U.S. feedlots bought 11 percent fewer cattle in August than a year earlier, a bigger than expected decline, on signs that the number available for sale shrank and higher corn costs curbed profitability.
Feedlots bought 2.002 million head of cattle last month, down from 2.246 million in August 2011, the U.S. Department of Agriculture said today in a report. Thirteen analysts surveyed by Bloomberg News projected a 5.6 percent drop, on average. The figure was the lowest for the month since the USDA began tracking the statistic in 1996. The feedlot herd totaled 10.637 million as of Sept. 1, down 0.6 percent from a year earlier. Analysts expected the inventory on feed to be little changed.
The price of corn, the main ingredient in livestock feed, has surged 48 percent since June 15 as the worst U.S. drought in 56 years eroded the harvest potential. The strong feed costs “curtailed interest in new calves and feeders,” Rich Nelson, the chief strategist at Allendale Inc. in McHenry, Illinois, said in an e-mailed report. The overall U.S. cattle herd on July 1 was the smallest since at least 1973 after a drought in the Southern Plains last year spurred ranchers to cull herds.

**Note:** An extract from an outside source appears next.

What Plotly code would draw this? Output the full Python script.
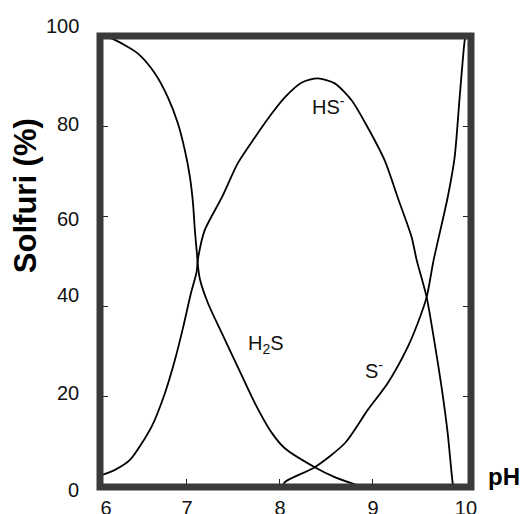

“Last August, we had just really heavy placements because of the drought in Texas, Oklahoma, and New Mexico,” Troy Vetterkind, the owner of Vetterkind Cattle Brokerage LLC, said in a telephone interview. “Overall cattle numbers are down compared to a year ago, and certainly there’s overall less cattle to place.”
Feedlot operators buy year-old animals that weigh 500 pounds (227 kilograms) to 800 pounds, called feeders. The cattle are fattened on corn for about four to five months until they weigh about 1,200 pounds, when they are sold to meatpackers.
Feedlots sold about 1.96 million animals to meatpackers last month, down 4.5 percent from a year earlier, the USDA said. Analysts expected a 1.6 percent decline, on average.
Fattened cattle futures for December delivery were little changed at $1.281 a pound at 12:50 p.m. on the Chicago Mercantile Exchange. The price climbed 5.5 percent this year through yesterday.
Feeder-cattle futures for October settlement gained 0.2 percent to $1.4695 a pound, and the commodity was down 1.4 percent in 2012 before today.